- Born: Tu'umamao "Tino" Tuiolosega July 2, 1931 Utulei, American Samoa
- Died: March 22, 2011 (aged 79) Santa Cruz, California
- Style: Limalama
- Rank: Founder and Senior Grand Master
- Years active: 1950−2011

Other information
- Occupation: Martial artist

= Tino Tuiolosega =

American martial artist (1931–2011)

Tu'umamao "Tino" Tuiolosega (2 July 1931 – 22 March 2011) was an American Samoan martial arts Grandmaster who founded the self-defense system of Limalama.

==Early life and education==
Tuiolosega was born 2 July 1931 in Utulei, American Samoa, the son of Tu'umamao Tuiolosega, the king of Olosega and Saposapoaluga Feagaimaleata Poumele Tuiolosega. When he was 5-years-old, he began learning Polynesian self-defense techniques from his father and uncle. Tuiolosega also learned Polynesian dances which he said he later incorporated into his fighting style. In addition, Tuiolosega studied aikido, Shaolin kung fu, Choy Li Fut and Hung Ga. After moving to Oahu, Hawaii, he attended the University of Hawaii. Tuilosega earned a juris doctor from the Irvine College of Law in 1979.

==Career==
Tuiolosega joined the United States Marine Corps during the Korean War and fought at the Battle of Inchon. He later served as the Marine Corps' Chief Instructor of hand-to-hand combat. He also boxed for the Marines and was the Armed Forces Middleweight Champion. Tuiolosega practiced his martial art skills as a street fighter around the docks and bars of Hawaii.
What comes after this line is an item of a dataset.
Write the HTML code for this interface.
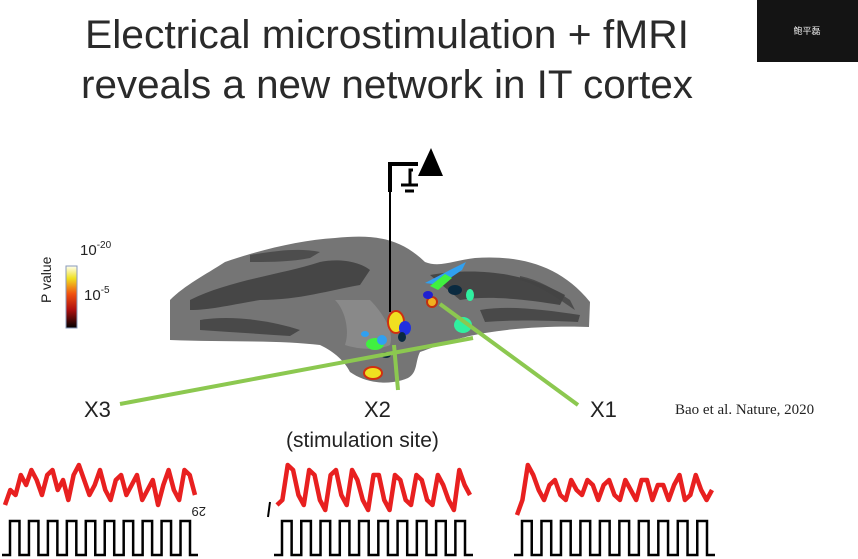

After moving to Southern California in the 1950s, Tuiolosega began developing his own martial arts system called Limalama, a portmanteau of the Polynesian words lima (hand) and malamalama (understanding) and defined by Tuiolosega as "hand of wisdom". The system eventually incorporated elements based on Tuilosega's experiences with Polynesian self-defense, boxing, judo, aikido, Shaolin kung fu, Choy Li Fut, Hung Ga and Kenpo karate. Tuiolosega worked out with other martial artists including Kenpo Karate innovator Ed Parker and Shaolin Kung Fu grandmaster Ark Yuey Wong. In 1965, he began teaching Limalama to a group of black belts including Richard Nunez, Saul Esquival, John Makaalu Louis, Solomon Kaihewalu, and his cousin, Haumea “Tiny” Lefiti. By the 1970s, students of Tuiolosega had opened Limalama academies around the world mostly concentrated in Mexico, South and Central America, as well as California and Hawaii.

In the 1980s, he moved to Santa Cruz, California and continued to instruct select students in Limalama.

==Personal life==
Tuiolosega was married to Claire Punani Nelson Tuiolosega with whom he had ten children. He married a second time, to Adele Tuiolosega Radicchi, with whom he had one child. He suffered a stroke in 1994 but recovered. Tuiolosega died in Santa Cruz on 22 March 2011.